With cost control assuming greater importance in the CIO’s IT budgets, outsourcing such big projects seems the sensible way out.Appshop has had sequential sales growth for the past several quarters and is focused on that growth, Kulasekaran says. Appshop hasn't been immune to the upheaval among Internet companies and has learned from its own mistakes. Now the company targets its sales effort on larger companies, typically those that can generate revenue for Appshop of at least $10,000 per month. In the short-term, the company is gearing up in the Middle East, where it just opened an office. “That's all Oracle country,” Kulasekaran says. The probability of wins is a lot higher.

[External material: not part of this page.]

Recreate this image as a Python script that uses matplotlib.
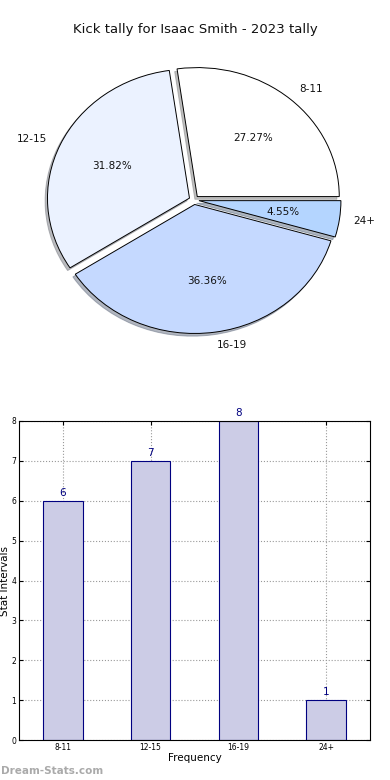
import numpy as np
import matplotlib
matplotlib.use("Agg")
import matplotlib.pyplot as plt

# ================= DATOS =================
categorias = ["8-11", "12-15", "16-19", "24+"]
conteos = [6, 7, 8, 1]
colores_pie = ["#FFFFFF", "#EBF2FF", "#C5D9FF", "#B4D5FF"]

titulo = "Kick tally for Isaac Smith - 2023 tally"

fig = plt.figure(figsize=(3.9, 7.8), dpi=100)

# ================= PIE =================
# el pie original esta algo achatado: escala x e y distintas
ax_pie = fig.add_axes([0, 1 - 360 / 780, 1, 310 / 780])
rx_px = 142.0
ry_px = 129.0
ax_pie.pie(conteos, labels=categorias, colors=colores_pie, autopct="%1.2f%%",
           explode=[0.035] * len(conteos),
           shadow={"ox": -0.012, "oy": -0.015, "shade": 0.5}, startangle=0,
           wedgeprops={"edgecolor": "black", "linewidth": 0.7},
           textprops={"fontsize": 7.5, "color": "#111111"})
ax_pie.set_xlim(-194 / rx_px, 196 / rx_px)
ax_pie.set_ylim(-160 / ry_px, 150 / ry_px)
ax_pie.set_aspect("auto")
ax_pie.axis("off")

fig.text(0.5, 1 - 30 / 780, titulo, ha="center", va="center", fontsize=9.5, color="#111111")

# ================= BARRAS =================
ax_bar = fig.add_axes([19 / 390, 1 - 740 / 780, 351 / 390, 319 / 780])
x = np.arange(len(categorias))
barras = ax_bar.bar(x, conteos, width=0.45, color="#CCCCE6", edgecolor="#000080", linewidth=0.8, zorder=2)

for barra, valor in zip(barras, conteos):
    ax_bar.text(barra.get_x() + barra.get_width() / 2, valor + 0.08, f"{valor}",
                ha="center", va="bottom", fontsize=7.5, color="#000080")

ax_bar.set_xlim(-0.5, 3.5)
ax_bar.set_ylim(0, 8)
ax_bar.set_xticks(x)
ax_bar.set_xticklabels(categorias, fontsize=5.5)
ax_bar.set_yticks(range(0, 9))
ax_bar.tick_params(axis="y", labelsize=5.5, direction="in", length=3, pad=2, right=True)
ax_bar.tick_params(axis="x", direction="in", length=3, pad=2, top=True)
ax_bar.grid(True, linestyle=":", color="#999999", linewidth=0.8, zorder=0)
ax_bar.set_axisbelow(True)
ax_bar.set_xlabel("Frequency", fontsize=7.5, labelpad=1)
ax_bar.set_ylabel("Stat Intervals", fontsize=7.5, labelpad=1)

fig.text(0.002, 1 - 771 / 780, "Dream-Stats.com", ha="left", va="center",
         fontsize=7.5, fontweight="bold", color="#AAAAAA")

fig.savefig("out.png", dpi=100)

“We were not high up in the Oracle ladder when we quit; just two middle-level managers,” says the duo. “All we did was to remain focused on what we were good at, share our dream with our employees, and work our backsides off. Finally, this is paying off. We could have sold out a long time ago. What keeps us going is the fact that the opportunity before us has been explored only at the surface level.”

While doubts persist about whether ASPs will survive as stand-alone models, or simply become part of a larger outsourcing business, like EDS or IBM, Appshop has beaten the trend well.